極端な話、築30年で一度も大規模修繕を施されていない物件は、大規模修繕を2回経験しているマンションよりも資産価値が低いのです。
大規模修繕が計画通り行われていない物件は、空室率が高い・修繕積立金の滞納者が多いといった問題を抱えている可能性があるため、早めの売却を目指しましょう。
逆に、大規模修繕が定期的に行われており、修繕積立金の積み立て状況に余裕のある物件は、「寿命の長い物件」「住民の質が良い物件」として売り込めるので、売却を急ぐ必要がありません。
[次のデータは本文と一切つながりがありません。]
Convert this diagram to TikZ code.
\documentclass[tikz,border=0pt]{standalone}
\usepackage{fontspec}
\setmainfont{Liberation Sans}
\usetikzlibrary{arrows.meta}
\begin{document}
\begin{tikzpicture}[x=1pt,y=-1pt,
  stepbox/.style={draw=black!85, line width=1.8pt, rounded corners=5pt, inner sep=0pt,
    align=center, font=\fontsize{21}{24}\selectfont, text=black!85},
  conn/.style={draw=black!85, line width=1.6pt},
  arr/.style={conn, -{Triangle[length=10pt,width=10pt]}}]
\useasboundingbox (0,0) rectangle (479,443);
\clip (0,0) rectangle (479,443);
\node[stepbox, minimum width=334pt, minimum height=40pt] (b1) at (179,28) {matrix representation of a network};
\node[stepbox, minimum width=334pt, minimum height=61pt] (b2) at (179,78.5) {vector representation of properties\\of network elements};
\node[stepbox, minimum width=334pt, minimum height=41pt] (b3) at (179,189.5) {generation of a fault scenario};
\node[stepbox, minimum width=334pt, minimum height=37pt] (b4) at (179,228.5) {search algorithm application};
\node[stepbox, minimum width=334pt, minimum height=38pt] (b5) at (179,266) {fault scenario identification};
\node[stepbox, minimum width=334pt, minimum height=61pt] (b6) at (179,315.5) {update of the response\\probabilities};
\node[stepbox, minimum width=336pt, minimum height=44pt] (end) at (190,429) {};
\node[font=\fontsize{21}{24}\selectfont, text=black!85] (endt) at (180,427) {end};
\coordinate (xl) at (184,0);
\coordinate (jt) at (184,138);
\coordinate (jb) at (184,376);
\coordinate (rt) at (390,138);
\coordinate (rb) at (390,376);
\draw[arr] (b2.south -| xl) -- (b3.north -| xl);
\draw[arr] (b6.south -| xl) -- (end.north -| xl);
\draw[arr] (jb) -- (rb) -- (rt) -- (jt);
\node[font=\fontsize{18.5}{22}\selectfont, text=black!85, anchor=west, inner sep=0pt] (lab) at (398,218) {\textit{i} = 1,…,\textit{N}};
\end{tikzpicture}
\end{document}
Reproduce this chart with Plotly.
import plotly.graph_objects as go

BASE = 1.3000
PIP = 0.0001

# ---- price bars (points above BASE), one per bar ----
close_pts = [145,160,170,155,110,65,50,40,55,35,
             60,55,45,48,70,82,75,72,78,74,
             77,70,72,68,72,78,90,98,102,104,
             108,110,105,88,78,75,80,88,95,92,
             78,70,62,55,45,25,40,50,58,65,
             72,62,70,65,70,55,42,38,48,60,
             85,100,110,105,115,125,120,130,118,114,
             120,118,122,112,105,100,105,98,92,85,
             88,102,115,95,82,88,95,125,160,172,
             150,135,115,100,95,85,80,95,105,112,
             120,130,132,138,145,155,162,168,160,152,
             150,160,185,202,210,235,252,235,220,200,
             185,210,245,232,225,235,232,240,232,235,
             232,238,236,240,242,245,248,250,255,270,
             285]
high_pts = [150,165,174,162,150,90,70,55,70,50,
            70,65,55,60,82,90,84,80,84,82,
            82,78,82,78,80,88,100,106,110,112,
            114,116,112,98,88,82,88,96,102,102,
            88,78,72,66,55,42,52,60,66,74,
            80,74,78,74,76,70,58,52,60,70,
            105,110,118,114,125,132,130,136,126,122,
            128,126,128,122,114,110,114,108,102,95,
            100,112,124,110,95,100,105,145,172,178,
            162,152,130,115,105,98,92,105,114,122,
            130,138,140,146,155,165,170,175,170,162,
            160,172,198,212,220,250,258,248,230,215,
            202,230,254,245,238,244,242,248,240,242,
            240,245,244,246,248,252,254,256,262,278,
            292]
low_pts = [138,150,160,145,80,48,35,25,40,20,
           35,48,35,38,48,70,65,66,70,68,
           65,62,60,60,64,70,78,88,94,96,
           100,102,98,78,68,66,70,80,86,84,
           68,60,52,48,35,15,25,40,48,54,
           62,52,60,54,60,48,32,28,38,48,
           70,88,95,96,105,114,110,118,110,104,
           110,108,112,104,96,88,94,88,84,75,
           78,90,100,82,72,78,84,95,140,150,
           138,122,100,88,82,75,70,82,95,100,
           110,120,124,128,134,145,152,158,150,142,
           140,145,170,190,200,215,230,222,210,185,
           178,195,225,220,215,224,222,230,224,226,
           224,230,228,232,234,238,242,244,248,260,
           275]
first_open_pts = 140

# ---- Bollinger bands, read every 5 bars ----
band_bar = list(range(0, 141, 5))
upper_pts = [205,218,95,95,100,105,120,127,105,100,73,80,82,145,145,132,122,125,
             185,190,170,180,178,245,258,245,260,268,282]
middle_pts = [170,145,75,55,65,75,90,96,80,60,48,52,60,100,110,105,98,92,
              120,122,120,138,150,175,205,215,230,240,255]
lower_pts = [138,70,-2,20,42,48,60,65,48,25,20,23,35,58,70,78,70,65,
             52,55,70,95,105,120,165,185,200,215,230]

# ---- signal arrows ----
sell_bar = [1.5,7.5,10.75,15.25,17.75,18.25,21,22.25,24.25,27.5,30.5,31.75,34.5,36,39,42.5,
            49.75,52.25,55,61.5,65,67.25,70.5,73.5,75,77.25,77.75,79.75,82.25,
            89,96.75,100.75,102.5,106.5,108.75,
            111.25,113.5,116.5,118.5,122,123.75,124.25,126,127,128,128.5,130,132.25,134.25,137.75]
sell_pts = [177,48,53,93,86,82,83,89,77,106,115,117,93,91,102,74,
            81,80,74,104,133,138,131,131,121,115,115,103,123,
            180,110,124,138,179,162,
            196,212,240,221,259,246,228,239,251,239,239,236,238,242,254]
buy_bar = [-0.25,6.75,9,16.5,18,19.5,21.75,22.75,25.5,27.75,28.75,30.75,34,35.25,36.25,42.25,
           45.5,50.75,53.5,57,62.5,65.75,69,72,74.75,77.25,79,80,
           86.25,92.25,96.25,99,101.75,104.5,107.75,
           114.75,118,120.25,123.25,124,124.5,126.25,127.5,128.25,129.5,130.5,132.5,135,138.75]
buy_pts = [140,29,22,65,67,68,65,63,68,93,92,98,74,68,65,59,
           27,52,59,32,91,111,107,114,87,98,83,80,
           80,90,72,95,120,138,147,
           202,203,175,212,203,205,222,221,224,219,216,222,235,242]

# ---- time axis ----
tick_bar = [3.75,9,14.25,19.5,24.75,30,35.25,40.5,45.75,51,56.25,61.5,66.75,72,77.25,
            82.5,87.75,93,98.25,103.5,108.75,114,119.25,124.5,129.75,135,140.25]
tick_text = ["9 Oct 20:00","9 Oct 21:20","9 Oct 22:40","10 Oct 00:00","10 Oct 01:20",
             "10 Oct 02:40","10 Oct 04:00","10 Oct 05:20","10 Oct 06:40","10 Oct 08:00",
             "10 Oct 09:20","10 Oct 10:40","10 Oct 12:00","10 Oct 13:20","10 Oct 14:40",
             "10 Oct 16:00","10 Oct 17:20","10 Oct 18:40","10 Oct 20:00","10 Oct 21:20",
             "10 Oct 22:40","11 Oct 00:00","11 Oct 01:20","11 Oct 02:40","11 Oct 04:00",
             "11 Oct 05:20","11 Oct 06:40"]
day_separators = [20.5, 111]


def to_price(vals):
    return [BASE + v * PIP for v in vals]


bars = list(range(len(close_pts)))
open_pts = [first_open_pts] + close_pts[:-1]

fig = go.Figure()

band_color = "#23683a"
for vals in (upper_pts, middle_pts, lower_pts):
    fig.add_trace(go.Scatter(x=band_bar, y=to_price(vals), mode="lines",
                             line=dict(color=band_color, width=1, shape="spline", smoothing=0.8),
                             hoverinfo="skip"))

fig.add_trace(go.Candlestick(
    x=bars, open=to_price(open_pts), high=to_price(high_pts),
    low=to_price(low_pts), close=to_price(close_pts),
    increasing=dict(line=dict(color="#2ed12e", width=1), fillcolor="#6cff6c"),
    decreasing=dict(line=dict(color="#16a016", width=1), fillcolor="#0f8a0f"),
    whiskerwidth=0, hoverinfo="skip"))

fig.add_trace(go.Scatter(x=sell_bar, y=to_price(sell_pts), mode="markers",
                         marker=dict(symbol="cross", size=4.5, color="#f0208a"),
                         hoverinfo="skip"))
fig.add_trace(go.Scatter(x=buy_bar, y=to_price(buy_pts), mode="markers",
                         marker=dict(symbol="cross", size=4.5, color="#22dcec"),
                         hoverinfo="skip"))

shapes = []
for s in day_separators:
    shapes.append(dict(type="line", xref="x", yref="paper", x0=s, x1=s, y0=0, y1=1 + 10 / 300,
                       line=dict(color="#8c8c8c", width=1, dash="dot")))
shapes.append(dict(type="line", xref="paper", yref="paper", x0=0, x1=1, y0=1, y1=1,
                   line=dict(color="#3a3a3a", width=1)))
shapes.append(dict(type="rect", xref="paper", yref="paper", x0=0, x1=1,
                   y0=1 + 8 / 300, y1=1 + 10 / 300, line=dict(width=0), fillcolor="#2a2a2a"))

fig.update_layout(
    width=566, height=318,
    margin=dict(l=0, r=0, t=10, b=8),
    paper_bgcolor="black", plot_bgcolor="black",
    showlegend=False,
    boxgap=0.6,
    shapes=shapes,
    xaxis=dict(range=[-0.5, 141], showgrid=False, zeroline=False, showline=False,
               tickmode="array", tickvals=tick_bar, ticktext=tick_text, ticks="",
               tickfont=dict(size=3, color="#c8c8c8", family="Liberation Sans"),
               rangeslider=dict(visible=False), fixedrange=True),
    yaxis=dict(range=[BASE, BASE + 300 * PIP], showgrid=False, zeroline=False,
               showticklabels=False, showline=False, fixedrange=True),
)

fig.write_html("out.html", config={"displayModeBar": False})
理由がなければマンションは大規模修繕前に売るのがおすすめ

マンションを売る時は、特別な理由がない限り、大規模修繕の前に売ることをおすすめします。
大規模修繕を待っても、売却期間が短縮したり、高額売却したりするわけではないからです。
むしろ、多くの場合、大規模修繕を待つことで、売却期間が長引いたり、修繕積立金の関係で売り出し価格を下げたりすることになります。
売却を待つメリットより、早く売るメリットの方が大きいので、マンションは売りたいと思ったときに手放しましょう。

まとめ

マンションを大規模修繕の前後どちらで売却するかは、市場の状況やマンションの修繕計画、修繕積立金の積み立て状況次第です。

修繕前なら、修繕積立金の負担増を回避しつつ、マンションの早期売却が可能ですし、大規模修繕後であれば、きれいな外観をアピールできます。

マンションを売る時は、不動産業者に相談し、ご自身が最も得する売却タイミングを見極めましょう。